Another finding from the 2017 survey was a prevailing belief that learning is a purely cognitive endeavour. However, preliminary results from the ISEE Assessment suggest that learning is not a solely cognitive process, but also a symbiotic process involving the cognitive, social and emotional (CSE) areas of development. Emotions play a key role in our learning and behaviour, and reciprocally, our emotions and behaviour influence what and how we learn. These findings suggest that any educational system in the future should align curricula, teaching practices and learning evaluations with this ‘whole brain’ notion of neural interconnectedness and combined cognitive, social and emotional learning.

Additionally, the 2021 UNESCO MGIEP publication on screen time and health highlights that widespread beliefs that digital mediums have negative health impacts on children are unfounded. On the contrary, the ISEE found that digital learning offers the possibility of a foremost educational experience through personalised learning features. An education system that affords each learner a multitude of learning modes, including not only text, but also audio and video, offers a richer, more engaging, immersive and experiential experience. It also allows learners to be evaluated on a continual basis, providing support when needed. The learner becomes their own ‘benchmark’ focusing on their own potentiality. This aligns with the concept of human flourishing, which calls for optimal continual development of the potentiality of each individual.
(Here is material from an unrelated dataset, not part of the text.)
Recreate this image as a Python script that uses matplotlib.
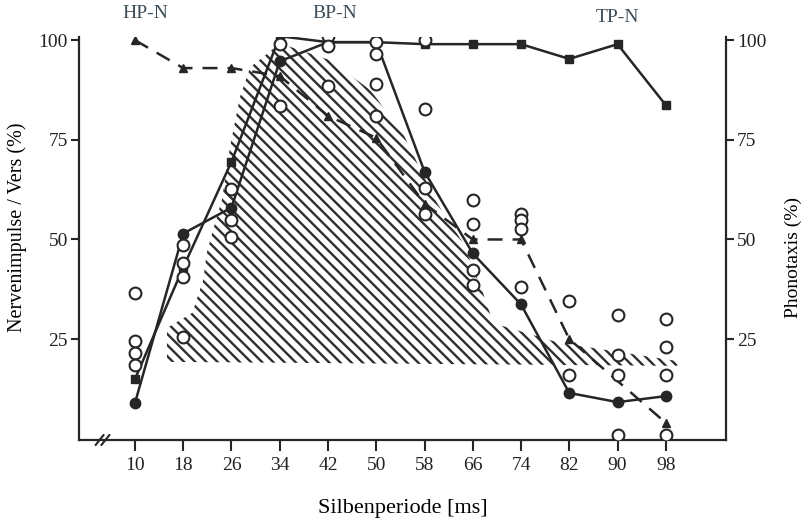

Science & evidence in policy

Policy not grounded in science and evidence is likely to perpetuate existing insufficient education systems. While participatory and democratic processes for policymaking are imperative, these must also be supported by good and rigorous evidence-based science. Such science findings require a thorough peer[1]review process conducted by a multidisciplinary and multicultural team; results must also be replicable. Lastly, a word of caution – science and evidence do not offer a 100% foolproof solution – these are not the sole hallmarks of good science.

Every recommendation must explicitly inform policymakers of the confidence or certainty of success and/or failure. Going forward, let’s chart an educational blueprint for present and future generations of learners that is based on evidence-based science and not reliant on anecdotal data and information.